Problem to solve: For this exercise, repeat all of the material verbatim apart from its images.

Data block:
━━━━━━━━

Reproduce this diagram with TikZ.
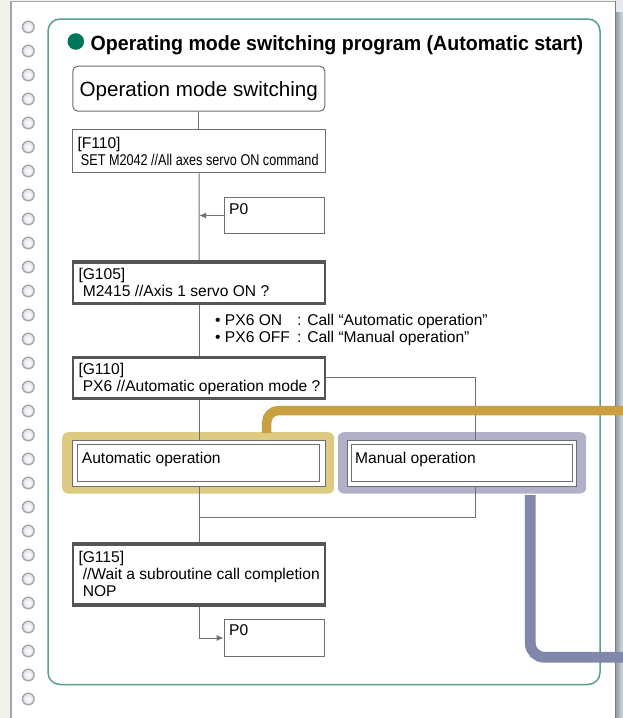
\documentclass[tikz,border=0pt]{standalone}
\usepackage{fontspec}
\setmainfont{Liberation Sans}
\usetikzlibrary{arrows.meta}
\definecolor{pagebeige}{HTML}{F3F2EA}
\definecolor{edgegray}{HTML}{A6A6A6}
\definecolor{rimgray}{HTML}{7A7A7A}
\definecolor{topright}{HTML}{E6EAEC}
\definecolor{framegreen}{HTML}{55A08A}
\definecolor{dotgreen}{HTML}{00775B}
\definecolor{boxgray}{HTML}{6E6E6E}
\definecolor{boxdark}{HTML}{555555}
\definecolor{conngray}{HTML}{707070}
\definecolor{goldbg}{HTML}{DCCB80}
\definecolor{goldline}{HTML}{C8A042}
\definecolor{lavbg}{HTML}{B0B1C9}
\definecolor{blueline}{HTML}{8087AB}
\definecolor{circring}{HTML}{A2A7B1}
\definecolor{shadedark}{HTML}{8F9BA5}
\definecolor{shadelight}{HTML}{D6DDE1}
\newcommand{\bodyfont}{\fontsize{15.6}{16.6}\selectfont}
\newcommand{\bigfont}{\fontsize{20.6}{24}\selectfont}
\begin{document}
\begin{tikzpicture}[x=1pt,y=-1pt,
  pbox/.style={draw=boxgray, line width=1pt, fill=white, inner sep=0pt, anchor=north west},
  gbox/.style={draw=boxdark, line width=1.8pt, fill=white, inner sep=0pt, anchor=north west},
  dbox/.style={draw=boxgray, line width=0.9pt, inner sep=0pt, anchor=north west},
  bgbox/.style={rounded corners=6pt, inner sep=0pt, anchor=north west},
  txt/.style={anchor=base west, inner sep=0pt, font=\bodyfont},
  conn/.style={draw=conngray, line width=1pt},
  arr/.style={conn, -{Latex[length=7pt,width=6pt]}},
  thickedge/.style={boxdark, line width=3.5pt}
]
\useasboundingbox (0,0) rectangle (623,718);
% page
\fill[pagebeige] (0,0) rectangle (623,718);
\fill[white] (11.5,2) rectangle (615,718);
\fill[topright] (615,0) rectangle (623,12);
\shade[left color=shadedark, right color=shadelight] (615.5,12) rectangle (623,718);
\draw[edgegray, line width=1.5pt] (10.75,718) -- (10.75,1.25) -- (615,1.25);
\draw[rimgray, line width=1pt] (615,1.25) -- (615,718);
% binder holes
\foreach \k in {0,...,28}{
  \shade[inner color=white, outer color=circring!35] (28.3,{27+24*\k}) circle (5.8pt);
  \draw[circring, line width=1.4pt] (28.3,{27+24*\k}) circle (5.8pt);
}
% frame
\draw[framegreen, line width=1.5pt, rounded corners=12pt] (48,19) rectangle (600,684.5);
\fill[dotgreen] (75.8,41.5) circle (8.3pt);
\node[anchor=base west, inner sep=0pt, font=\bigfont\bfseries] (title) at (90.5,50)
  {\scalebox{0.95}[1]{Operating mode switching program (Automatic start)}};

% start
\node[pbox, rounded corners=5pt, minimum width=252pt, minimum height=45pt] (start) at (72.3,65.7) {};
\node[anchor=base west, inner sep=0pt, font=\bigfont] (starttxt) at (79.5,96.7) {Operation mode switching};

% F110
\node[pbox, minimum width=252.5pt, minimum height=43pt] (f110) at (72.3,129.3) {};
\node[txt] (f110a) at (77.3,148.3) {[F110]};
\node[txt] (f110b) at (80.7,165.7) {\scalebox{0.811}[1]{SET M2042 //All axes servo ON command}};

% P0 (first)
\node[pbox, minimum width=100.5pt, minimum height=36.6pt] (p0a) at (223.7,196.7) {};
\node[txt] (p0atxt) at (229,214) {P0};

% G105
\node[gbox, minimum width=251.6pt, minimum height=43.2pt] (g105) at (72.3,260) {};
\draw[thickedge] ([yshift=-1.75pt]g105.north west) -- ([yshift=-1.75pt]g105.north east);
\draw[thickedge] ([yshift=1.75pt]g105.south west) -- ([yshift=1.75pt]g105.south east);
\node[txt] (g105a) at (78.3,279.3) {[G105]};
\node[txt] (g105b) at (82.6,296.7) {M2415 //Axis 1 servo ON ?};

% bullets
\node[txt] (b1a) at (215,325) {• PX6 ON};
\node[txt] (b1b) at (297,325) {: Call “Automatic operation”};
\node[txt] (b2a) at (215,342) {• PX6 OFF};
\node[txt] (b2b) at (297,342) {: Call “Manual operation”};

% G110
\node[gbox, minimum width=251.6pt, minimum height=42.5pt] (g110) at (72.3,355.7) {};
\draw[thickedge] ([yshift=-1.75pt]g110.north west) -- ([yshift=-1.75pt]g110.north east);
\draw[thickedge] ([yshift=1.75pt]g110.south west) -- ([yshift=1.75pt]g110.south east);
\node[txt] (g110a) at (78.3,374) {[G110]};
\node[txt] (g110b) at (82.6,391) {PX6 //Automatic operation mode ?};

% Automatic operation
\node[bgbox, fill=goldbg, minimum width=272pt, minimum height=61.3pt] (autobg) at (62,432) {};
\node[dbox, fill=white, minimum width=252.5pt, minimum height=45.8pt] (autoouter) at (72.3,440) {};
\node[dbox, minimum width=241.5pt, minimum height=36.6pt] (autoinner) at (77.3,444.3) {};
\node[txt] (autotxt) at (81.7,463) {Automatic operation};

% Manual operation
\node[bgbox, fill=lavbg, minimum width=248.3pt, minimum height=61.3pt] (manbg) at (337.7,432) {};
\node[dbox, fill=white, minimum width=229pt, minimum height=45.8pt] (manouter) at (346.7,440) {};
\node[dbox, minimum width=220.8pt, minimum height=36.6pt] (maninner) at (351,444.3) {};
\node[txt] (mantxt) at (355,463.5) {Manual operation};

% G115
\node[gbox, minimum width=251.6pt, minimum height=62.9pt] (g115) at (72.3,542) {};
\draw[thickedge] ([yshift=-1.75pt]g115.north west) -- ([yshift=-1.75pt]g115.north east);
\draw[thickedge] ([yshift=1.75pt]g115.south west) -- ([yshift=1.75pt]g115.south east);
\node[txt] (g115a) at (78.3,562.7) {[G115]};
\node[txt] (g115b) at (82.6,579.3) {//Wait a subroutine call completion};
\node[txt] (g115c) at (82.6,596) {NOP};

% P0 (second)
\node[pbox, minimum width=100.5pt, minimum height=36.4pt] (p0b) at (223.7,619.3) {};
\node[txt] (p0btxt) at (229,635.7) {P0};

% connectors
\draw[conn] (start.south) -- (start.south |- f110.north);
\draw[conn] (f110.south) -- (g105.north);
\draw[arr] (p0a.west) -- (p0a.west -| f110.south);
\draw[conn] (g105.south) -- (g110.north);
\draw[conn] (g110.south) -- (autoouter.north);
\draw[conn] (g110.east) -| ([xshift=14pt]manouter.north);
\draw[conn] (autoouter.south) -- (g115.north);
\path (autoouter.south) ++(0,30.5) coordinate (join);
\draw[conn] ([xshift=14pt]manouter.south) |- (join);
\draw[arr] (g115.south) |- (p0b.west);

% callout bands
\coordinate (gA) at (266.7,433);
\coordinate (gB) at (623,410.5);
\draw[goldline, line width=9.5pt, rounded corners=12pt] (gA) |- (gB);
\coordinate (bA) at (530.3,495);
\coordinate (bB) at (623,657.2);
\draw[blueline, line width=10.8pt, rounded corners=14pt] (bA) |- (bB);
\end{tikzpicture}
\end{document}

━━━━━━━━

Result for this exercise:
Reproduce this diagram with TikZ.
\documentclass[tikz,border=0pt]{standalone}
\usepackage{fontspec}
\setmainfont{Liberation Sans}
\usetikzlibrary{arrows.meta}
\definecolor{pagebeige}{HTML}{F3F2EA}
\definecolor{edgegray}{HTML}{A6A6A6}
\definecolor{rimgray}{HTML}{7A7A7A}
\definecolor{topright}{HTML}{E6EAEC}
\definecolor{framegreen}{HTML}{55A08A}
\definecolor{dotgreen}{HTML}{00775B}
\definecolor{boxgray}{HTML}{6E6E6E}
\definecolor{boxdark}{HTML}{555555}
\definecolor{conngray}{HTML}{707070}
\definecolor{goldbg}{HTML}{DCCB80}
\definecolor{goldline}{HTML}{C8A042}
\definecolor{lavbg}{HTML}{B0B1C9}
\definecolor{blueline}{HTML}{8087AB}
\definecolor{circring}{HTML}{A2A7B1}
\definecolor{shadedark}{HTML}{8F9BA5}
\definecolor{shadelight}{HTML}{D6DDE1}
\newcommand{\bodyfont}{\fontsize{15.6}{16.6}\selectfont}
\newcommand{\bigfont}{\fontsize{20.6}{24}\selectfont}
\begin{document}
\begin{tikzpicture}[x=1pt,y=-1pt,
  pbox/.style={draw=boxgray, line width=1pt, fill=white, inner sep=0pt, anchor=north west},
  gbox/.style={draw=boxdark, line width=1.8pt, fill=white, inner sep=0pt, anchor=north west},
  dbox/.style={draw=boxgray, line width=0.9pt, inner sep=0pt, anchor=north west},
  bgbox/.style={rounded corners=6pt, inner sep=0pt, anchor=north west},
  txt/.style={anchor=base west, inner sep=0pt, font=\bodyfont},
  conn/.style={draw=conngray, line width=1pt},
  arr/.style={conn, -{Latex[length=7pt,width=6pt]}},
  thickedge/.style={boxdark, line width=3.5pt}
]
\useasboundingbox (0,0) rectangle (623,718);
% page
\fill[pagebeige] (0,0) rectangle (623,718);
\fill[white] (11.5,2) rectangle (615,718);
\fill[topright] (615,0) rectangle (623,12);
\shade[left color=shadedark, right color=shadelight] (615.5,12) rectangle (623,718);
\draw[edgegray, line width=1.5pt] (10.75,718) -- (10.75,1.25) -- (615,1.25);
\draw[rimgray, line width=1pt] (615,1.25) -- (615,718);
% binder holes
\foreach \k in {0,...,28}{
  \shade[inner color=white, outer color=circring!35] (28.3,{27+24*\k}) circle (5.8pt);
  \draw[circring, line width=1.4pt] (28.3,{27+24*\k}) circle (5.8pt);
}
% frame
\draw[framegreen, line width=1.5pt, rounded corners=12pt] (48,19) rectangle (600,684.5);
\fill[dotgreen] (75.8,41.5) circle (8.3pt);
\node[anchor=base west, inner sep=0pt, font=\bigfont\bfseries] (title) at (90.5,50)
  {\scalebox{0.95}[1]{Operating mode switching program (Automatic start)}};

% start
\node[pbox, rounded corners=5pt, minimum width=252pt, minimum height=45pt] (start) at (72.3,65.7) {};
\node[anchor=base west, inner sep=0pt, font=\bigfont] (starttxt) at (79.5,96.7) {Operation mode switching};

% F110
\node[pbox, minimum width=252.5pt, minimum height=43pt] (f110) at (72.3,129.3) {};
\node[txt] (f110a) at (77.3,148.3) {[F110]};
\node[txt] (f110b) at (80.7,165.7) {\scalebox{0.811}[1]{SET M2042 //All axes servo ON command}};

% P0 (first)
\node[pbox, minimum width=100.5pt, minimum height=36.6pt] (p0a) at (223.7,196.7) {};
\node[txt] (p0atxt) at (229,214) {P0};

% G105
\node[gbox, minimum width=251.6pt, minimum height=43.2pt] (g105) at (72.3,260) {};
\draw[thickedge] ([yshift=-1.75pt]g105.north west) -- ([yshift=-1.75pt]g105.north east);
\draw[thickedge] ([yshift=1.75pt]g105.south west) -- ([yshift=1.75pt]g105.south east);
\node[txt] (g105a) at (78.3,279.3) {[G105]};
\node[txt] (g105b) at (82.6,296.7) {M2415 //Axis 1 servo ON ?};

% bullets
\node[txt] (b1a) at (215,325) {• PX6 ON};
\node[txt] (b1b) at (297,325) {: Call “Automatic operation”};
\node[txt] (b2a) at (215,342) {• PX6 OFF};
\node[txt] (b2b) at (297,342) {: Call “Manual operation”};

% G110
\node[gbox, minimum width=251.6pt, minimum height=42.5pt] (g110) at (72.3,355.7) {};
\draw[thickedge] ([yshift=-1.75pt]g110.north west) -- ([yshift=-1.75pt]g110.north east);
\draw[thickedge] ([yshift=1.75pt]g110.south west) -- ([yshift=1.75pt]g110.south east);
\node[txt] (g110a) at (78.3,374) {[G110]};
\node[txt] (g110b) at (82.6,391) {PX6 //Automatic operation mode ?};

% Automatic operation
\node[bgbox, fill=goldbg, minimum width=272pt, minimum height=61.3pt] (autobg) at (62,432) {};
\node[dbox, fill=white, minimum width=252.5pt, minimum height=45.8pt] (autoouter) at (72.3,440) {};
\node[dbox, minimum width=241.5pt, minimum height=36.6pt] (autoinner) at (77.3,444.3) {};
\node[txt] (autotxt) at (81.7,463) {Automatic operation};

% Manual operation
\node[bgbox, fill=lavbg, minimum width=248.3pt, minimum height=61.3pt] (manbg) at (337.7,432) {};
\node[dbox, fill=white, minimum width=229pt, minimum height=45.8pt] (manouter) at (346.7,440) {};
\node[dbox, minimum width=220.8pt, minimum height=36.6pt] (maninner) at (351,444.3) {};
\node[txt] (mantxt) at (355,463.5) {Manual operation};

% G115
\node[gbox, minimum width=251.6pt, minimum height=62.9pt] (g115) at (72.3,542) {};
\draw[thickedge] ([yshift=-1.75pt]g115.north west) -- ([yshift=-1.75pt]g115.north east);
\draw[thickedge] ([yshift=1.75pt]g115.south west) -- ([yshift=1.75pt]g115.south east);
\node[txt] (g115a) at (78.3,562.7) {[G115]};
\node[txt] (g115b) at (82.6,579.3) {//Wait a subroutine call completion};
\node[txt] (g115c) at (82.6,596) {NOP};

% P0 (second)
\node[pbox, minimum width=100.5pt, minimum height=36.4pt] (p0b) at (223.7,619.3) {};
\node[txt] (p0btxt) at (229,635.7) {P0};

% connectors
\draw[conn] (start.south) -- (start.south |- f110.north);
\draw[conn] (f110.south) -- (g105.north);
\draw[arr] (p0a.west) -- (p0a.west -| f110.south);
\draw[conn] (g105.south) -- (g110.north);
\draw[conn] (g110.south) -- (autoouter.north);
\draw[conn] (g110.east) -| ([xshift=14pt]manouter.north);
\draw[conn] (autoouter.south) -- (g115.north);
\path (autoouter.south) ++(0,30.5) coordinate (join);
\draw[conn] ([xshift=14pt]manouter.south) |- (join);
\draw[arr] (g115.south) |- (p0b.west);

% callout bands
\coordinate (gA) at (266.7,433);
\coordinate (gB) at (623,410.5);
\draw[goldline, line width=9.5pt, rounded corners=12pt] (gA) |- (gB);
\coordinate (bA) at (530.3,495);
\coordinate (bB) at (623,657.2);
\draw[blueline, line width=10.8pt, rounded corners=14pt] (bA) |- (bB);
\end{tikzpicture}
\end{document}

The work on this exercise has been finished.